Once the columns are typed, the full SQL surface works on the file: WHERE, GROUP BY, aggregates, joins, window functions, with no load step in between.
clickhouse local -q "
SELECT
country,
count() AS orders,
round(sum(revenue), 2) AS revenue,
round(avg(quantity), 2) AS avg_qty
FROM file('orders.psv', 'CustomSeparatedWithNames')
GROUP BY country
ORDER BY revenue DESC
SETTINGS format_custom_field_delimiter='|', format_custom_escaping_rule='CSV'"
US 4 60.4 3.5
GB 4 56.36 2.5
AU 3 48.33 2
IN 3 45.3 2.67
FR 3 42.27 3.33
DE 3 39.24 4
Typing the two SETTINGS on every query gets old. Set them once with SET and query normally for the rest of the session:
clickhouse local -q "
SET format_custom_field_delimiter='|', format_custom_escaping_rule='CSV';
SELECT count() FROM file('orders.psv', 'CustomSeparatedWithNames');"
The same CustomSeparated settings handle any single-character delimiter, the same SQL runs unchanged across dozens of other formats and remote sources, and it scales to a ClickHouse server or ClickHouse Cloud when the data outgrows your machine.
If the file has no header, use CustomSeparated (without WithNames) and supply the schema yourself. The same two delimiter settings still apply:
clickhouse local -q "
SELECT * FROM file('orders_nohdr.psv', 'CustomSeparated',
'order_date Date, order_id UInt32, country String, product String, revenue Float64, quantity UInt8')
ORDER BY revenue DESC LIMIT 3
SETTINGS format_custom_field_delimiter='|', format_custom_escaping_rule='CSV'"

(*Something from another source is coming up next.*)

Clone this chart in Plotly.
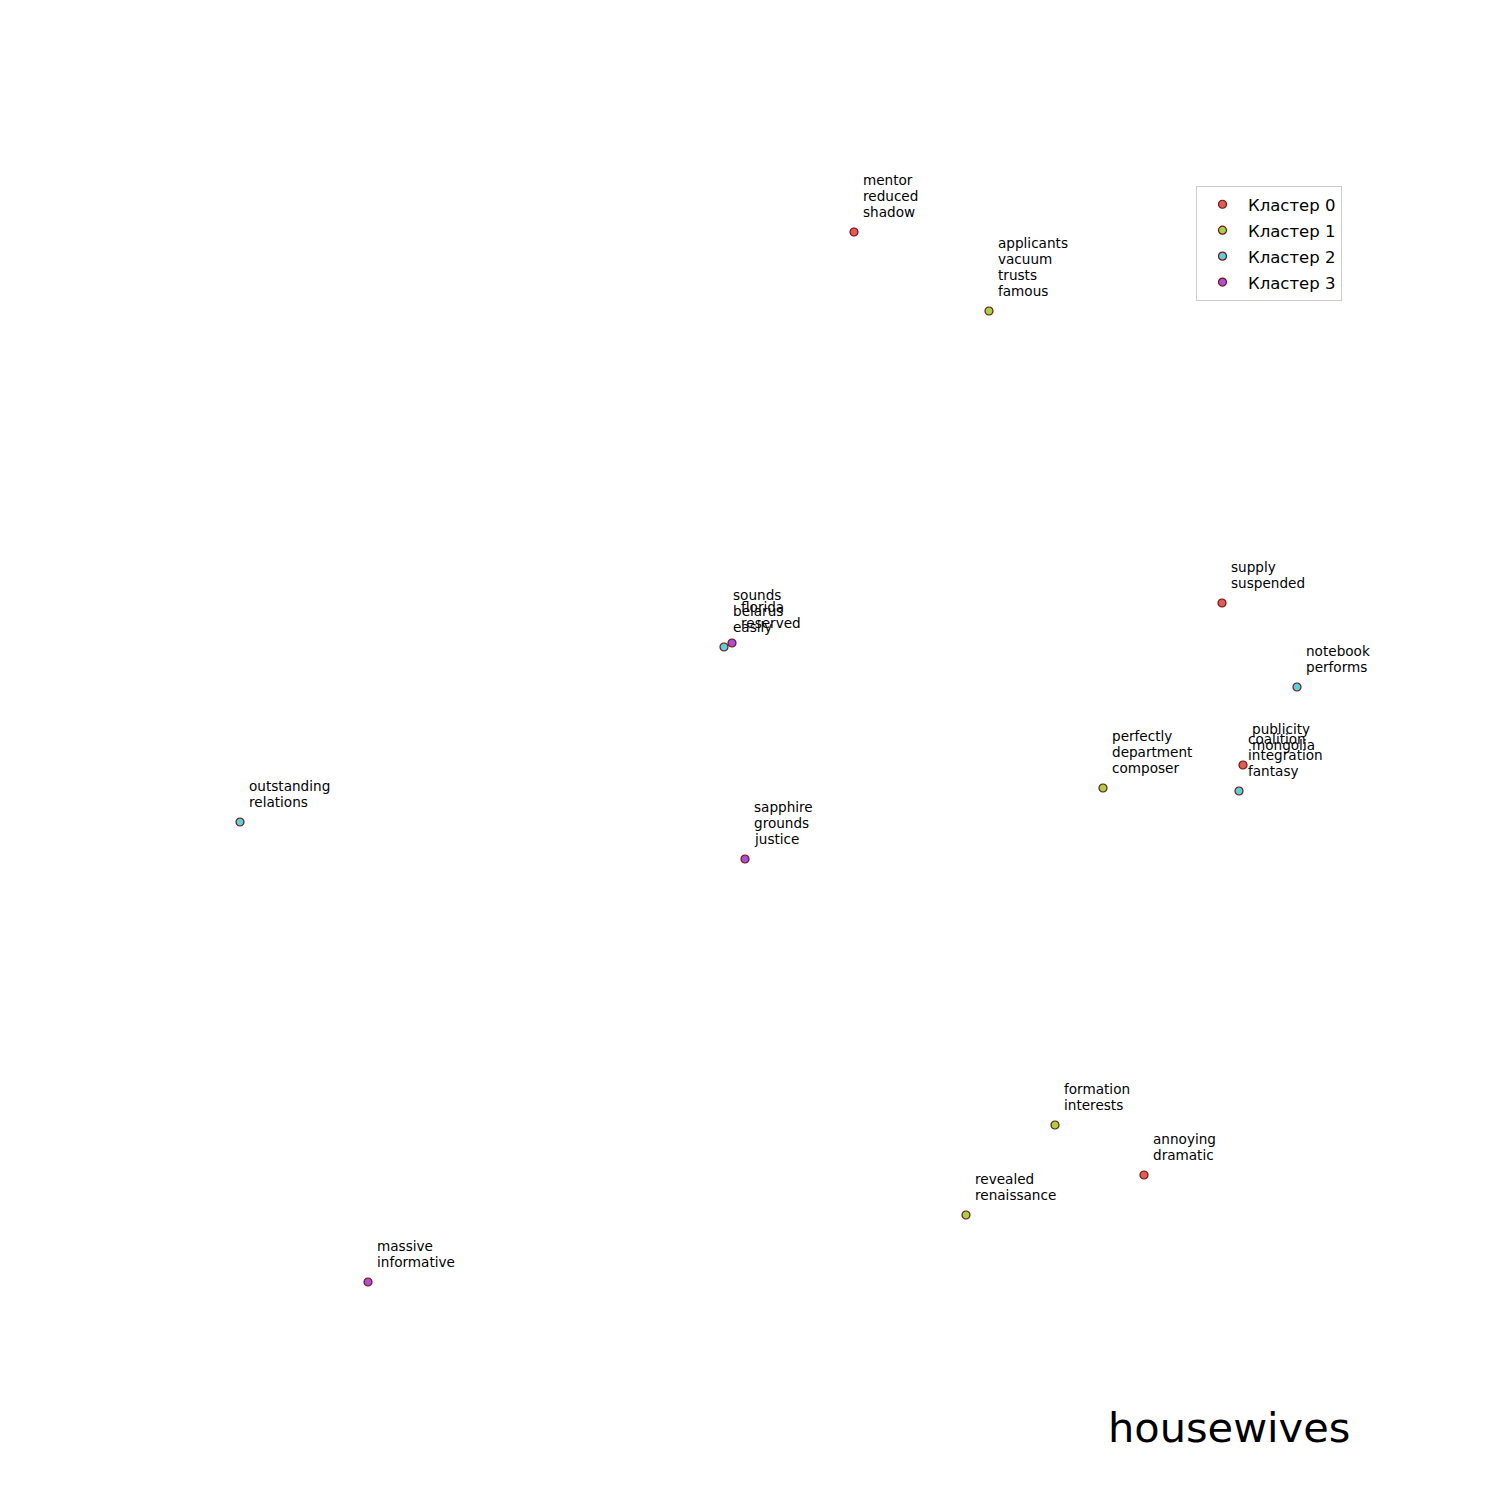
import plotly.graph_objects as go

# cluster data: x, y (data units), labels
cluster_names = ["Кластер 0", "Кластер 1", "Кластер 2", "Кластер 3"]
cluster_colors = ["#db5f57", "#9fd648", "#57d3db", "#a850d8"]

c0_x = [854, 1222, 1243, 1144]
c0_y = [232, 603, 765, 1175]
c0_labels = [["mentor", "reduced", "shadow"], ["supply", "suspended"],
             ["publicity", "mongolia"], ["annoying", "dramatic"]]

c1_x = [989, 1103, 1055, 966]
c1_y = [311, 788, 1125, 1215]
c1_labels = [["applicants", "vacuum", "trusts", "famous"],
             ["perfectly", "department", "composer"],
             ["formation", "interests"], ["revealed", "renaissance"]]

c2_x = [724, 1297, 1239, 240]
c2_y = [647, 687, 791, 822]
c2_labels = [["sounds", "belarus", "easily"], ["notebook", "performs"],
             ["coalition", "integration", "fantasy"], ["outstanding", "relations"]]

c3_x = [732, 745, 368]
c3_y = [643, 859, 1282]
c3_labels = [["florida", "reserved"], ["sapphire", "grounds", "justice"],
             ["massive", "informative"]]

title_word = "housewives"

clusters = [(c0_x, c0_y, c0_labels), (c1_x, c1_y, c1_labels),
            (c2_x, c2_y, c2_labels), (c3_x, c3_y, c3_labels)]

LINE_PX = 16

fig = go.Figure()
annotations = []
for i, (xs, ys, labs) in enumerate(clusters):
    fig.add_trace(go.Scatter(
        x=xs, y=ys, mode="markers", name=cluster_names[i],
        legendgroup=f"g{i}",
        marker=dict(size=8, color=cluster_colors[i],
                    line=dict(color="#7a1010", width=1.2)),
    ))
    for x, y, lab in zip(xs, ys, labs):
        n = len(lab)
        for j, word in enumerate(lab):
            annotations.append(dict(
                x=x, y=y, xref="x", yref="y", text=word,
                showarrow=False, xanchor="left", yanchor="bottom", align="left",
                xshift=8, yshift=11 + LINE_PX * (n - 1 - j),
                font=dict(family="DejaVu Sans", size=13.6, color="black"),
                borderpad=0,
            ))

annotations.append(dict(
    x=1351 / 1500, y=1 - 1453 / 1500, xref="paper", yref="paper",
    text=title_word, showarrow=False, xanchor="right", yanchor="bottom",
    font=dict(family="DejaVu Sans", size=41.5, color="black"),
    borderpad=0,
))

fig.update_layout(
    width=1500, height=1500,
    margin=dict(l=0, r=0, t=0, b=0),
    paper_bgcolor="white", plot_bgcolor="white",
    xaxis=dict(range=[0, 1500], visible=False),
    yaxis=dict(range=[1500, 0], visible=False),
    annotations=annotations,
    showlegend=True,
    legend=dict(
        x=1342 / 1500, y=1 - 186 / 1500, xanchor="right", yanchor="top",
        bordercolor="#cccccc", borderwidth=1, bgcolor="white",
        font=dict(family="DejaVu Sans", size=16.5, color="black"),
        itemwidth=41, tracegroupgap=1.5, traceorder="grouped",
    ),
)

fig.write_html("out.html")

2026-01-20 20 US doohickey 24.19 5
2026-01-19 19 GB gizmo 23.18 4
2026-01-18 18 AU gadget 22.17 3
You don't unzip anything first. clickhouse local detects the .gz suffix and decompresses on the fly, so a .psv.gz is queried exactly like a .psv:
clickhouse local -q "
SELECT country, count() FROM file('orders.psv.gz', 'CustomSeparatedWithNames')
GROUP BY country ORDER BY country
SETTINGS format_custom_field_delimiter='|', format_custom_escaping_rule='CSV'"
AU 3
DE 3
FR 3
GB 4
IN 3
US 4
The same applies to .psv.zst, .psv.xz, and other supported codecs. The compression is inferred from the file name. See querying compressed files for the full list.
The text parsing you avoided importing was the slow part. On a 3,000,000-row, ~126 MB pipe-delimited file (orders_large.psv), a full GROUP BY country with sum and avg over every row runs in:
clickhouse local -q "
SELECT country, count() AS orders, round(sum(revenue),2) AS revenue, round(avg(quantity),3) AS avg_qty
FROM file('orders_large.psv', 'CustomSeparatedWithNames')
GROUP BY country ORDER BY revenue DESC
SETTINGS format_custom_field_delimiter='|', format_custom_escaping_rule='CSV'"
~0.60 seconds, best of three with a warm OS page cache, on an Apple M4 Pro laptop (14 cores, 24 GB RAM; clickhouse local 26.6.1.117). That includes parsing the delimited text from scratch on every run; there is no cached table. Query the same data repeatedly and you should convert it once to a typed columnar format.
Pipe-delimited text is slow to scan again and again because every query re-parses it. If you'll query the data more than once, write it to Parquet once and read that instead:
clickhouse local -q "
SELECT * FROM file('orders.psv', 'CustomSeparatedWithNames')
INTO OUTFILE 'orders.parquet' TRUNCATE FORMAT Parquet
SETTINGS format_custom_field_delimiter='|', format_custom_escaping_rule='CSV'"
The result is a real Parquet file carrying the columns and types ClickHouse inferred. See how to query a Parquet file and convert CSV to Parquet for the typing and compression options (the workflow is identical from a pipe-delimited source).
The query you ran on a local .psv is the same SQL you would run on a ClickHouse server or in ClickHouse Cloud. You swap file('orders.psv', 'CustomSeparatedWithNames') for a table name and the SELECT ... GROUP BY stays put. You prototype against a file on your machine and ship the identical logic to production.
The complete, runnable example lives in the ClickHouse examples repo. It has generate.sh (builds the demo .psv, a headerless copy, and the ~126 MB perf file), run.sh (every command above), and expected_output.txt:
github.com/ClickHouse/examples → local-analytics/clickhouse-local-pipe-delimited
git clone https://github.com/ClickHouse/examples
cd examples/local-analytics/clickhouse-local-pipe-delimited
./generate.sh && ./run.sh